New USDA Website Could Save Farmers a Trip to Town
Tired of traveling to town to submit government forms? The new Farmers.gov website might just save you a trip to the Farm Service Agency (FSA) office.
Farmers.gov is a new interactive website recently launched for producers across the country, and it will be crucial in saving farmers time and money. The newly built website is still in the works and will be updated to provide farmers and ranchers with the services they need, such as digital forms or the ability to engage with USDA staff.
Managed by the U.S. Department of Agriculture (USDA), Farmers.gov gathers together three agencies compromising the USDA’s Farm Production and Conservation mission area: The Farm Service Agency, The Natural Resources Conservation Service, and the Risk Management Agency.
“We’re really putting a marker in place right now,” says Kaveh Sadeghzadeh, public affairs director for the USDA-NRCS. “As we talk with farmers and ranchers, we’ll be adding more features to the site as we learn their specific needs and wants from USDA programs.”
Paperwork Made Simpler
“Many farmers are out in their fields using equipment that is connected to satellite and GPS technology, yet when they need to interact with USDA they have to stop, fill out a paper form, and fax or carry it to their local office. That is a real digital divide,” says U.S. Secretary of Agriculture Sonny Perude.
New functions being added include an interactive calendar, farming success stories, an online appointment feature, digital forms, and a business data dashboard. Additionally, when the 2018 farm bill is signed into law, there will be plain-language program descriptions and a tool to determine eligibility.
“Producers are working hard to make their farms profitable, so these tools will help get the paperwork done without taking a big chunk out of the day to fill out forms,” says Perdue.
Sadeghzadeh says the website will add new programs and functions every month, and the agency will continue to build the website based on what farmers would like to access.
Farmers.gov brings a digital experience to the farm that is much different than other USDA websites that can be difficult for producers to operate.
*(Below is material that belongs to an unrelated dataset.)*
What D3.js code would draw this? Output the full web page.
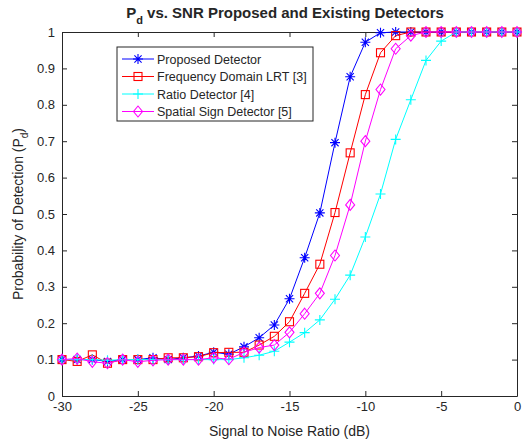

“The one-stop site is built for farmers, by farmers,” says Sadeghzadeh. “It’s directly for the farmers and ensures the USDA is presenting services and efficiencies in helping them care for and grow their farms by having access to what they need.”
With the online format, farmers will soon be able to check on the status of payments, manage conservation programs implemented on their farms, as well as learn what they can do to improve soil health and develop cleaner water. As a mobile-friendly site, Farmers.gov can be accessed straight from the field.